▸ **Exercise aim**
Would you write out the listing verbatim and skip every picture in it?

▸ **Supplied material**
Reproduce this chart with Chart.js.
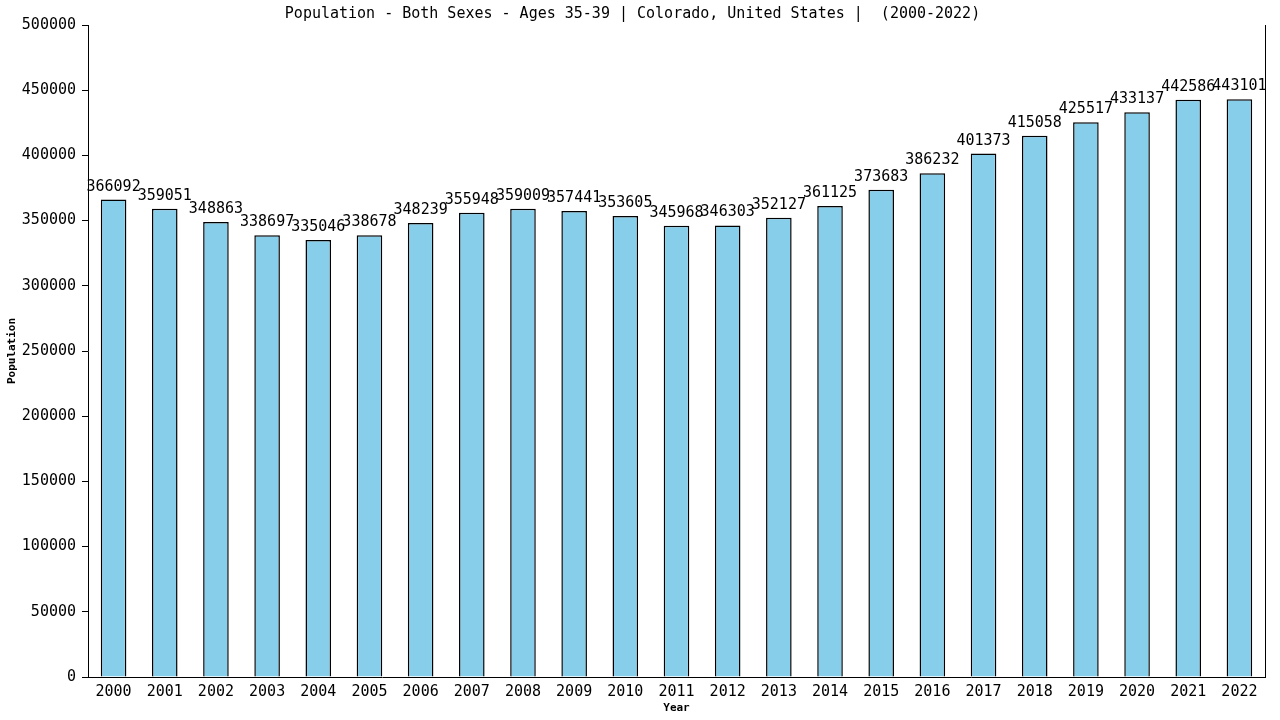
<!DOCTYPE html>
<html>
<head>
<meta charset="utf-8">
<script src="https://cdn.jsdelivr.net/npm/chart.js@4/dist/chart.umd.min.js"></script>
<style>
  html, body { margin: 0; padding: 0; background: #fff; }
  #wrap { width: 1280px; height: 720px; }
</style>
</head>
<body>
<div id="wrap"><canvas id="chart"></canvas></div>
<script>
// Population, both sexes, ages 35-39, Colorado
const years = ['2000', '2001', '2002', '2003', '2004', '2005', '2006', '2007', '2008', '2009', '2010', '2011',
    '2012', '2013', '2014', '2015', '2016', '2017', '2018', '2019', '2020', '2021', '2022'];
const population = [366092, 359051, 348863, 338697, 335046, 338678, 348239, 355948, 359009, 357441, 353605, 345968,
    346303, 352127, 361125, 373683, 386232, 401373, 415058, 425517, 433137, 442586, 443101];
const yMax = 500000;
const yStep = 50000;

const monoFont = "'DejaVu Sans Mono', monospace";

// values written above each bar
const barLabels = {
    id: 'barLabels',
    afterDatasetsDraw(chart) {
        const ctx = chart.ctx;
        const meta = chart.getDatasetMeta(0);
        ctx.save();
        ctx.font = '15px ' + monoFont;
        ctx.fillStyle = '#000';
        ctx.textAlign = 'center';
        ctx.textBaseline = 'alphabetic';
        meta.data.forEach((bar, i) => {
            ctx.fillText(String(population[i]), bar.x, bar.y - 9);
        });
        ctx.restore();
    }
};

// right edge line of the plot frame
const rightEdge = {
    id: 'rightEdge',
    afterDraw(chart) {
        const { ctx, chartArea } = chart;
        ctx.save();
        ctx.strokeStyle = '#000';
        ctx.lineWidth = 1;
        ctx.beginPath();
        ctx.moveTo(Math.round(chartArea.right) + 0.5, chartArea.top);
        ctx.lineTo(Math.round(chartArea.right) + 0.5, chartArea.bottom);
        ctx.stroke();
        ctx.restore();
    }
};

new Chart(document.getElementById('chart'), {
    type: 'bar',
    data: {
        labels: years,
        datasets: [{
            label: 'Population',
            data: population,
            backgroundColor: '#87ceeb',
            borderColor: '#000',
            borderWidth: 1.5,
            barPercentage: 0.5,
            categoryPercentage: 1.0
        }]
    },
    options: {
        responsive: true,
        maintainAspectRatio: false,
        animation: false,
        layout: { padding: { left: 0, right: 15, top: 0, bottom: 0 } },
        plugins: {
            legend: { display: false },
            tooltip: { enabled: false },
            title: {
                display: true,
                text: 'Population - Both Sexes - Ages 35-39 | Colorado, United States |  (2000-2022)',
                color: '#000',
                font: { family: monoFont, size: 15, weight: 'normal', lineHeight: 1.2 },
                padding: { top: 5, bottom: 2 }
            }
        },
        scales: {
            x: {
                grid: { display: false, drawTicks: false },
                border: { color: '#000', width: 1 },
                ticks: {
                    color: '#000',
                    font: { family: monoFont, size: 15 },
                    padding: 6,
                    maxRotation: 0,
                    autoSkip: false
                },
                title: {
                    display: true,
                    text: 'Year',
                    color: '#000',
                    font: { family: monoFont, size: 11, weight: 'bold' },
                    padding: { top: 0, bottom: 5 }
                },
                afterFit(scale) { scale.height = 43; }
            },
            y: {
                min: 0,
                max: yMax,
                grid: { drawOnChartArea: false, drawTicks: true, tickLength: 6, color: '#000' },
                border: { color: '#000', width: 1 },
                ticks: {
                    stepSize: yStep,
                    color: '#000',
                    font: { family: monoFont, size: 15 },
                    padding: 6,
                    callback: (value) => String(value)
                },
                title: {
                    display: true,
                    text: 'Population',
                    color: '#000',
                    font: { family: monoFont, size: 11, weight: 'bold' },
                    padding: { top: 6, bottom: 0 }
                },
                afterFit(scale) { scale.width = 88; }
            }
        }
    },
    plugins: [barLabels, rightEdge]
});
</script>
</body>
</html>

▸ **Solution**
Reproduce this chart with Chart.js.
<!DOCTYPE html>
<html>
<head>
<meta charset="utf-8">
<script src="https://cdn.jsdelivr.net/npm/chart.js@4/dist/chart.umd.min.js"></script>
<style>
  html, body { margin: 0; padding: 0; background: #fff; }
  #wrap { width: 1280px; height: 720px; }
</style>
</head>
<body>
<div id="wrap"><canvas id="chart"></canvas></div>
<script>
// Population, both sexes, ages 35-39, Colorado
const years = ['2000', '2001', '2002', '2003', '2004', '2005', '2006', '2007', '2008', '2009', '2010', '2011',
    '2012', '2013', '2014', '2015', '2016', '2017', '2018', '2019', '2020', '2021', '2022'];
const population = [366092, 359051, 348863, 338697, 335046, 338678, 348239, 355948, 359009, 357441, 353605, 345968,
    346303, 352127, 361125, 373683, 386232, 401373, 415058, 425517, 433137, 442586, 443101];
const yMax = 500000;
const yStep = 50000;

const monoFont = "'DejaVu Sans Mono', monospace";

// values written above each bar
const barLabels = {
    id: 'barLabels',
    afterDatasetsDraw(chart) {
        const ctx = chart.ctx;
        const meta = chart.getDatasetMeta(0);
        ctx.save();
        ctx.font = '15px ' + monoFont;
        ctx.fillStyle = '#000';
        ctx.textAlign = 'center';
        ctx.textBaseline = 'alphabetic';
        meta.data.forEach((bar, i) => {
            ctx.fillText(String(population[i]), bar.x, bar.y - 9);
        });
        ctx.restore();
    }
};

// right edge line of the plot frame
const rightEdge = {
    id: 'rightEdge',
    afterDraw(chart) {
        const { ctx, chartArea } = chart;
        ctx.save();
        ctx.strokeStyle = '#000';
        ctx.lineWidth = 1;
        ctx.beginPath();
        ctx.moveTo(Math.round(chartArea.right) + 0.5, chartArea.top);
        ctx.lineTo(Math.round(chartArea.right) + 0.5, chartArea.bottom);
        ctx.stroke();
        ctx.restore();
    }
};

new Chart(document.getElementById('chart'), {
    type: 'bar',
    data: {
        labels: years,
        datasets: [{
            label: 'Population',
            data: population,
            backgroundColor: '#87ceeb',
            borderColor: '#000',
            borderWidth: 1.5,
            barPercentage: 0.5,
            categoryPercentage: 1.0
        }]
    },
    options: {
        responsive: true,
        maintainAspectRatio: false,
        animation: false,
        layout: { padding: { left: 0, right: 15, top: 0, bottom: 0 } },
        plugins: {
            legend: { display: false },
            tooltip: { enabled: false },
            title: {
                display: true,
                text: 'Population - Both Sexes - Ages 35-39 | Colorado, United States |  (2000-2022)',
                color: '#000',
                font: { family: monoFont, size: 15, weight: 'normal', lineHeight: 1.2 },
                padding: { top: 5, bottom: 2 }
            }
        },
        scales: {
            x: {
                grid: { display: false, drawTicks: false },
                border: { color: '#000', width: 1 },
                ticks: {
                    color: '#000',
                    font: { family: monoFont, size: 15 },
                    padding: 6,
                    maxRotation: 0,
                    autoSkip: false
                },
                title: {
                    display: true,
                    text: 'Year',
                    color: '#000',
                    font: { family: monoFont, size: 11, weight: 'bold' },
                    padding: { top: 0, bottom: 5 }
                },
                afterFit(scale) { scale.height = 43; }
            },
            y: {
                min: 0,
                max: yMax,
                grid: { drawOnChartArea: false, drawTicks: true, tickLength: 6, color: '#000' },
                border: { color: '#000', width: 1 },
                ticks: {
                    stepSize: yStep,
                    color: '#000',
                    font: { family: monoFont, size: 15 },
                    padding: 6,
                    callback: (value) => String(value)
                },
                title: {
                    display: true,
                    text: 'Population',
                    color: '#000',
                    font: { family: monoFont, size: 11, weight: 'bold' },
                    padding: { top: 6, bottom: 0 }
                },
                afterFit(scale) { scale.width = 88; }
            }
        }
    },
    plugins: [barLabels, rightEdge]
});
</script>
</body>
</html>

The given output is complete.